- **Set exercise**
Filter these entries so that only lines with the word "this" remain.

- **Input data**
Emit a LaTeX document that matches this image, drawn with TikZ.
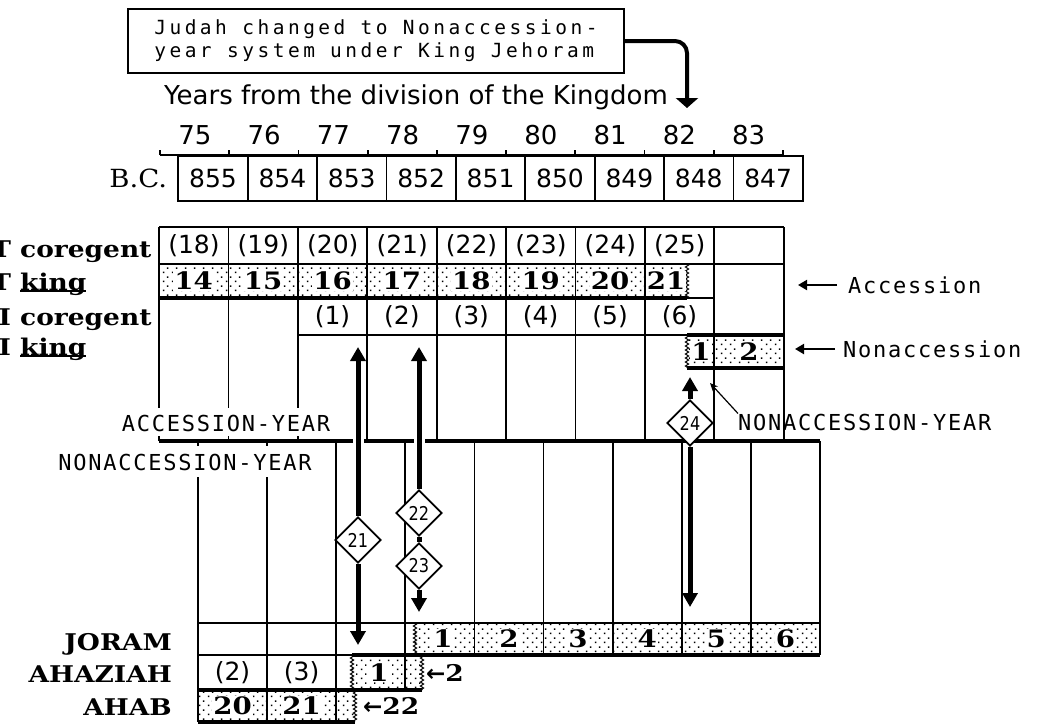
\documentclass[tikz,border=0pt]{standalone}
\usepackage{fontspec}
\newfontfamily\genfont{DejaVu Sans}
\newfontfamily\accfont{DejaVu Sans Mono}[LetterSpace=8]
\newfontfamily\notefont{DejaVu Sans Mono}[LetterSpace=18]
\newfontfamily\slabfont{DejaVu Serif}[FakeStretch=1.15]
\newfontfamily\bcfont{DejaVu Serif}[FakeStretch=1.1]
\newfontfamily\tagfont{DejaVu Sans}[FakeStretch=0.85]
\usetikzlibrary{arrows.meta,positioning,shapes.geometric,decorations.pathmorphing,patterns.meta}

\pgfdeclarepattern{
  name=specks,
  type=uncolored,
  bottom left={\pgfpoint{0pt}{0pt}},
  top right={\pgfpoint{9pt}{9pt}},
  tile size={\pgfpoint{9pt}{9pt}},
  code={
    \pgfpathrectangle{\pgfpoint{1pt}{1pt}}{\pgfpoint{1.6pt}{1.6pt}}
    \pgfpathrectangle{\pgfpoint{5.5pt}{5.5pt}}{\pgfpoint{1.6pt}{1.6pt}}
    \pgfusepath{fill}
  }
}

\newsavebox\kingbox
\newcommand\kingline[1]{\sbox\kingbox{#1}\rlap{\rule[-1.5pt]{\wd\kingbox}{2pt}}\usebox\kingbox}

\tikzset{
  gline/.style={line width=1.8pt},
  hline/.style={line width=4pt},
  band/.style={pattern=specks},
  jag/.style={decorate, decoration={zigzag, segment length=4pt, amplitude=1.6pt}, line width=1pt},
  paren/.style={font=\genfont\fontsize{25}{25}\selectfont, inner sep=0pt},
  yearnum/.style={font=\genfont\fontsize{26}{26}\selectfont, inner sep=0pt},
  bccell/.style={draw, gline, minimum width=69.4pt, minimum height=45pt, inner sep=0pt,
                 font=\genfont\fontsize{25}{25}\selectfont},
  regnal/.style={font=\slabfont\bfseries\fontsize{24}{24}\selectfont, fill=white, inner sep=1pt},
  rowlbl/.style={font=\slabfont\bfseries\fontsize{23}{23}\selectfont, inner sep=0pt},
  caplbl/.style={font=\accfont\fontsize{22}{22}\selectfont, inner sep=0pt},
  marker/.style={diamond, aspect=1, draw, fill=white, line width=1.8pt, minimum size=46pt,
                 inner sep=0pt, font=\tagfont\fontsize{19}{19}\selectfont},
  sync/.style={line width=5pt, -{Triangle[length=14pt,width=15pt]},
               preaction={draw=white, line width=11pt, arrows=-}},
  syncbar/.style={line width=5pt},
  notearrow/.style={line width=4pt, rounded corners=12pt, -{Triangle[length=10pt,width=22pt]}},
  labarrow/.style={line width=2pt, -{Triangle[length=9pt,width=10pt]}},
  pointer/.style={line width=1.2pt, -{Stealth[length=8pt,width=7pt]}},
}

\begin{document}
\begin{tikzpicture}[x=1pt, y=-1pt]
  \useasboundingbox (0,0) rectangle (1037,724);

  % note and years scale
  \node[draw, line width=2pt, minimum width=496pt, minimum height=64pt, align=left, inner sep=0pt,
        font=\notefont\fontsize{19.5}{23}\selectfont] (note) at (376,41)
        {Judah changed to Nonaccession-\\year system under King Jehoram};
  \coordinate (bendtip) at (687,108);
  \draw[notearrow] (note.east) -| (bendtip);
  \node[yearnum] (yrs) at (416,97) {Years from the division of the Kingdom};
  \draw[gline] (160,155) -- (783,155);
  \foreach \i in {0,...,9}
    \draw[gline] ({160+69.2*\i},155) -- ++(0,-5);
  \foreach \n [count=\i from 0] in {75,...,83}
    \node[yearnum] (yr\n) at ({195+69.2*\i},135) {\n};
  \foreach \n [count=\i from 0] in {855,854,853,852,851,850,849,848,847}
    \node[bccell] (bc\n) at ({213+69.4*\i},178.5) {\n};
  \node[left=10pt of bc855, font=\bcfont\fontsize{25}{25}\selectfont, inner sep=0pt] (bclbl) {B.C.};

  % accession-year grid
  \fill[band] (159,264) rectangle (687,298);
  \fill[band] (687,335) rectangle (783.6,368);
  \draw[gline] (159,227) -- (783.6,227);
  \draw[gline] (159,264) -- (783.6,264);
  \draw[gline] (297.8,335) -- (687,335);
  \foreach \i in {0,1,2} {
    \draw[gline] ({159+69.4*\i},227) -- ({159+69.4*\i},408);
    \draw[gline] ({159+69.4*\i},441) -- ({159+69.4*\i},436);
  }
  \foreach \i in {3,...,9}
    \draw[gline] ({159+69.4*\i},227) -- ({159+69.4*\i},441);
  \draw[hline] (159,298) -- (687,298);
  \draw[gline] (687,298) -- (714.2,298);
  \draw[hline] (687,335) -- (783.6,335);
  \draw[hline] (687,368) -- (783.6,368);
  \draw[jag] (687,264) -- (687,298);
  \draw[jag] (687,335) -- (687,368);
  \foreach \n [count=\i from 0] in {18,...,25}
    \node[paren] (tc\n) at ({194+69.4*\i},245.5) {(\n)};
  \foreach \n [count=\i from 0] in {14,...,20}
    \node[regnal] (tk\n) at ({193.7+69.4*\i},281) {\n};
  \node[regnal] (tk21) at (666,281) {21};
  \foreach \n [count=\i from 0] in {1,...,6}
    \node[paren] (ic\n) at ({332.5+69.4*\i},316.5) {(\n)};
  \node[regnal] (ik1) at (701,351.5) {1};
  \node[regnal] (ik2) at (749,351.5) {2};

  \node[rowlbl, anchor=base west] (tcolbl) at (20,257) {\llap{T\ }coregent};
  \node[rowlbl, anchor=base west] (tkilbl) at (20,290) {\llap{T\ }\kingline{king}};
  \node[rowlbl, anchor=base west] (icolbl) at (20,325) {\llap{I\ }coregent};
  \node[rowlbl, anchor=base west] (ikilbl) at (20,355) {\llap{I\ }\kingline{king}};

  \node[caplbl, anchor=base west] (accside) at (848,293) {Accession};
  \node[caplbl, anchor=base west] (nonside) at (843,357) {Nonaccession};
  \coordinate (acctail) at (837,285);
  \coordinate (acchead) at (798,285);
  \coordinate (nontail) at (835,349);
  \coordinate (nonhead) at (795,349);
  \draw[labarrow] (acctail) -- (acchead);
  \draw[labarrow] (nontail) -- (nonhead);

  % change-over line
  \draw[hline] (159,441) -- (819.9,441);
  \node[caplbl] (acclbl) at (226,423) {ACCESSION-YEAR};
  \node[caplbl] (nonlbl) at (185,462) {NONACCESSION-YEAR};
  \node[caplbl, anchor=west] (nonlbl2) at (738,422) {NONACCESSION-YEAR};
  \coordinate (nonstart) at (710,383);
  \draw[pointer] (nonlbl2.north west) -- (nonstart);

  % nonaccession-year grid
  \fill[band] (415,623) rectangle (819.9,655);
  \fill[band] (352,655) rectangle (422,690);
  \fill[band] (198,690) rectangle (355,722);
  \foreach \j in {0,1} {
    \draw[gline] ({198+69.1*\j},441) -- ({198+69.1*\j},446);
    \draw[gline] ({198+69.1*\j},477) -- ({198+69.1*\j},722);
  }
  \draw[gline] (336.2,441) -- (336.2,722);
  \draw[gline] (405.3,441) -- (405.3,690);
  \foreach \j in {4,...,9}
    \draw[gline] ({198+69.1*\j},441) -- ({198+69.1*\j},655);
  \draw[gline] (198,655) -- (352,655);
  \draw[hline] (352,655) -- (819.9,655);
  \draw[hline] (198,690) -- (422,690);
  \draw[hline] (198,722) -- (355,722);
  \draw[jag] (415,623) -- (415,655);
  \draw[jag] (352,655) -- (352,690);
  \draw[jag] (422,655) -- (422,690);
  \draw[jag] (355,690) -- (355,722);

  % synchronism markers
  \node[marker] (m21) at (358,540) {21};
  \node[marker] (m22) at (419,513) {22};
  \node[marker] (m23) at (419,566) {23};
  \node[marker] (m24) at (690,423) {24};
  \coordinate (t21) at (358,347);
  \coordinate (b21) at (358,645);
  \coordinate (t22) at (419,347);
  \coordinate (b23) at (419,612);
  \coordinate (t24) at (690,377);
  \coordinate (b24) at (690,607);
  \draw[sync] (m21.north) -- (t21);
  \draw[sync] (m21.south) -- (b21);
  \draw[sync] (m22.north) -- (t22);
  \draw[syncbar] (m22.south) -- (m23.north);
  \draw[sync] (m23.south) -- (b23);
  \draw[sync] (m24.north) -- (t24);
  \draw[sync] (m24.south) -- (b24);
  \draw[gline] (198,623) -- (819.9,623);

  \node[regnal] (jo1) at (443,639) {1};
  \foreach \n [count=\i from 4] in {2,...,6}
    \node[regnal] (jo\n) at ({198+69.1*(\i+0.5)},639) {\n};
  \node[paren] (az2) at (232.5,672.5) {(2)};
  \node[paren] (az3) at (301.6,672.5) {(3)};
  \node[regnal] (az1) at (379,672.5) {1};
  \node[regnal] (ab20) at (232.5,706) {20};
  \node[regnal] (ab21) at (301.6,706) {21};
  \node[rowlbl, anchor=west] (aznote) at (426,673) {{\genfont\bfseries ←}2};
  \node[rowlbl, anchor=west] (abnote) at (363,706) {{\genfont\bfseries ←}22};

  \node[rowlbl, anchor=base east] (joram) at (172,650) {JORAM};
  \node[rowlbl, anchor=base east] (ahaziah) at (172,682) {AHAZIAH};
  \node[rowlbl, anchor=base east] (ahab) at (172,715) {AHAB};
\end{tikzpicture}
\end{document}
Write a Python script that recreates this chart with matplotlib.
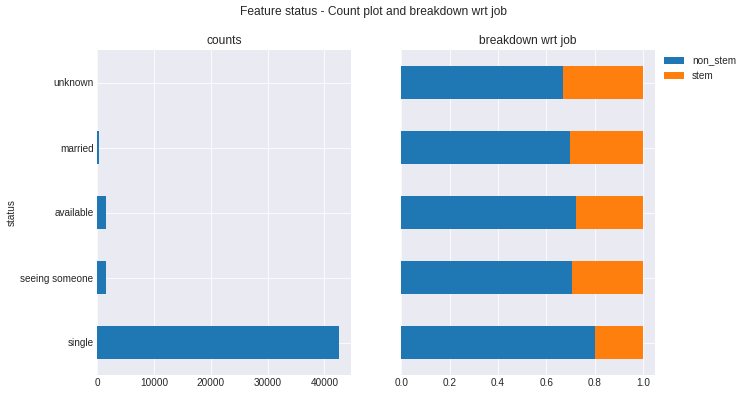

- **Result of the exercise**
Emit a LaTeX document that matches this image, drawn with TikZ.
Write a Python script that recreates this chart with matplotlib.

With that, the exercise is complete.